Assessment of reading performance, fundamental conditions for measuring reading

The thesis consists of three studies that trace implications of integrating theoretical perspectives on the development and validation of reading measures.

During the last 50 years the field of reading research has seen radical changes in the way reading is conceptualized. New theoretical perspectives strongly influence the way reading is measured. There has, however, been a delay in the implementation of these theoretical perspectives in test development. The tendency to confront different theoretical perspectives on reading has recently been replaced by a willingness to integrate different perspectives. This has resulted in a situation where several core concepts (for instance literacy, depth of meaning, motivation and engagement in reading) are unsettled or ascribed different meanings by researchers. When it comes to assessment, this situation demands close attention from both researchers and test constructors. If hidden, implicit or unsettled assumptions form the basis for development of assessment instruments a veil is drawn between theory and empirical results. This can result in poor quality of the inferences made on the basis of test scores. In this thesis challenges for measurement of reading, in a time with integration of perspectives are identified and explored. The thesis consists of three studies that trace implications of integrating theoretical perspectives on the development and validation of reading measures.

The focus of study 1 and 2 was on item format, a recurring subject in research and discussion about the assessment of reading. Multiple-choice (MC) is simple and economical in terms of testing time and scoring costs.  In relation to large-scale assessments, it has often been discussed whether the use of constructed-response (CR) items may be justified despite the extra expense involved. The decisive factor has been “value added”: the extent to which the inclusion of CR items improves our assessment of reading comprehension in a valid and reliable way. The main aim of the first paper was to explore how the operationalization of depth of understanding in the Progress in International Reading Study (PIRLS) corresponds to the description of reading literacy given in the PIRLS framework. In PIRLS, the CR format is the bearer of central notions included in the theoretical foundation of the test, and this determines how the CR items should be designed and scored to be compatible with the underlying theory of reading comprehension. The study focused on the scoring guides and the relationship between these and the text and items. In the second paper the main aim was to explore the interaction between item format and motivation. Specifically it focused on how motivation contributes differently to reading-comprehension scores depending on item format; and whether students with different levels of reading motivation profit differently depending on item format. The aim of the third study was to explore possible uses of eye-tracking methodology in process-oriented reading test validation. The challenges researchers face in selecting empirical indicators of reading comprehension were highlighted. Research questions where eye tracking methodology may support validation of assessment methods were discussed. Results from a small scale eye-tracking study where students read and answered questions about a multimodal text were used as example material.

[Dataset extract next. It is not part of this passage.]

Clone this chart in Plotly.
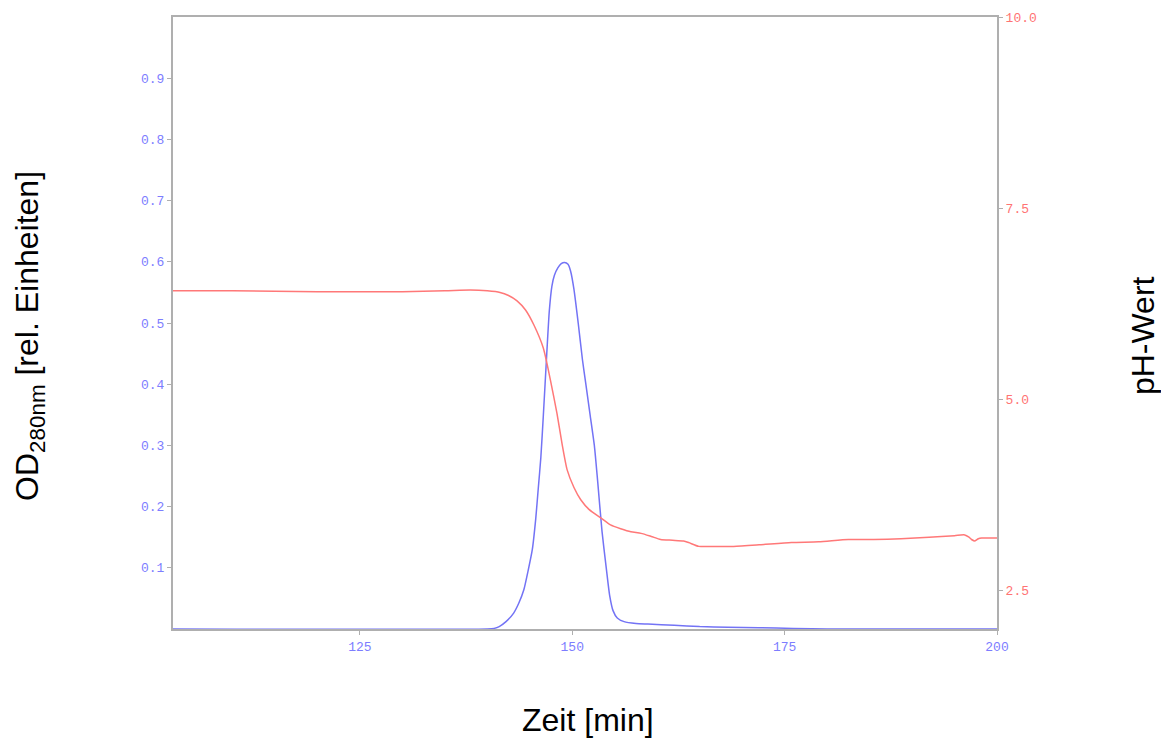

Different data sources were used. The first study was a critical analysis of the relationship between the PIRLS Framework 2001 and the PIRLS Revised Scoring Guides 2001. The study also draws on a representative sample of Norwegian 10 year olds (the Norwegian sample in PIRLS 2001). The sample consisted of 815 pupils. The second paper was an empirical study on data collected in 2008. A total of 217 5th graders from 12 classes in 5 schools participated. The third paper was a theoretical and methodological discussion based on eye-tracking data from a small scale eye-tracking study. The eye-tracking data were collected on 20 pupils from the 7th grade.

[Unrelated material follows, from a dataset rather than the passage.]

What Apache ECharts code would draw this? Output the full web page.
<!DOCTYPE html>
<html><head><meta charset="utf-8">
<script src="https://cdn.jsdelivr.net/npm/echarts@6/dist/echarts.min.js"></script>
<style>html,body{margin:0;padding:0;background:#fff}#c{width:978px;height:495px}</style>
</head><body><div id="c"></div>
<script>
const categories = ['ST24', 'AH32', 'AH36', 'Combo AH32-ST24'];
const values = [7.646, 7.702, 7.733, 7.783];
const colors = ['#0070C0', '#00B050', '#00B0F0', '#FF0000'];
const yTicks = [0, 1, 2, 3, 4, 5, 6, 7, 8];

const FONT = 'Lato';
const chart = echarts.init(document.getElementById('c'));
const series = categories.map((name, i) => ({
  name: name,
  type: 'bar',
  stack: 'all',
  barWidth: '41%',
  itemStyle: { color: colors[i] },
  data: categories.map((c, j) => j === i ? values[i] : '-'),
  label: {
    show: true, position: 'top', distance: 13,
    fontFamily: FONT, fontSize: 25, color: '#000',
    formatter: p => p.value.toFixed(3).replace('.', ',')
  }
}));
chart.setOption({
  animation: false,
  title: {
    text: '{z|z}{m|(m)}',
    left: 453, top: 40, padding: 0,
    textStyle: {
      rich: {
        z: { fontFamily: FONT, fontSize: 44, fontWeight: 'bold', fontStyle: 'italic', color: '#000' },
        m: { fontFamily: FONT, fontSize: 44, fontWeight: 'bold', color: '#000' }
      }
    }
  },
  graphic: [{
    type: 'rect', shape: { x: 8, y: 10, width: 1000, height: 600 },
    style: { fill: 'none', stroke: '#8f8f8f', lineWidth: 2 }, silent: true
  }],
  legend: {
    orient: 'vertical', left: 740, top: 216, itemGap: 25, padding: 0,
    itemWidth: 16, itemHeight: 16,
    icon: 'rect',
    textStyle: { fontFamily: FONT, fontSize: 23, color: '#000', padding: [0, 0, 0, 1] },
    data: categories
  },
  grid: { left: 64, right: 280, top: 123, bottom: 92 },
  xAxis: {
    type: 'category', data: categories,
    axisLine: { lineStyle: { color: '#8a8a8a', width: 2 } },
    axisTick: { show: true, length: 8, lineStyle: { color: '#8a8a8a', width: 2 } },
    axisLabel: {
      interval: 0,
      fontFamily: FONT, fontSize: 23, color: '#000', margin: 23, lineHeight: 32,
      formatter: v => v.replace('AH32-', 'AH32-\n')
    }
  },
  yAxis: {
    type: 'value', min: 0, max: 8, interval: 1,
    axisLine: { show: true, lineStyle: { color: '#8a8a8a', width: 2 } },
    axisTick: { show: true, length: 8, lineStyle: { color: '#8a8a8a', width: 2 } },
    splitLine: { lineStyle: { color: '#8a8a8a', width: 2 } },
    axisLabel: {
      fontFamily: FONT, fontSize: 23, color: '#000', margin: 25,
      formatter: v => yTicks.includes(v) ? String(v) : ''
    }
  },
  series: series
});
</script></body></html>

The results from the first paper revealed a tendency in the PIRLS assessment towards projecting the depth dimension onto a superficial plane in that a number of observations were accepted as a expression of a qualitative entity. This led to the quantification of a phenomenon originally defined as qualitative. The desire to reduce error of measurement tended to undermine the validation arguments which link results to the theoretical description of the construct. In the second paper, results showed that, after controlling for word-reading ability, listening comprehension and non-verbal abilities, reading self-efficacy was a significant positive predictor of reading-comprehension. For pupils with low self-efficacy in reading, this was a significant positive predictor of multiple-choice comprehension scores but not of constructed-response comprehension scores. For students with high self-efficacy in reading, this did not account for additional variance in either item format. These findings have implications for development of reading assessment instruments and the conclusions we draw on the basis of test scores. Results form the third study indicated that reading behaviour associated with a high level of reading comprehension, may be understood by comparing the pupils’ first reading and their reading while answering questions. This has important methodological consequences for research on assessment of reading comprehension.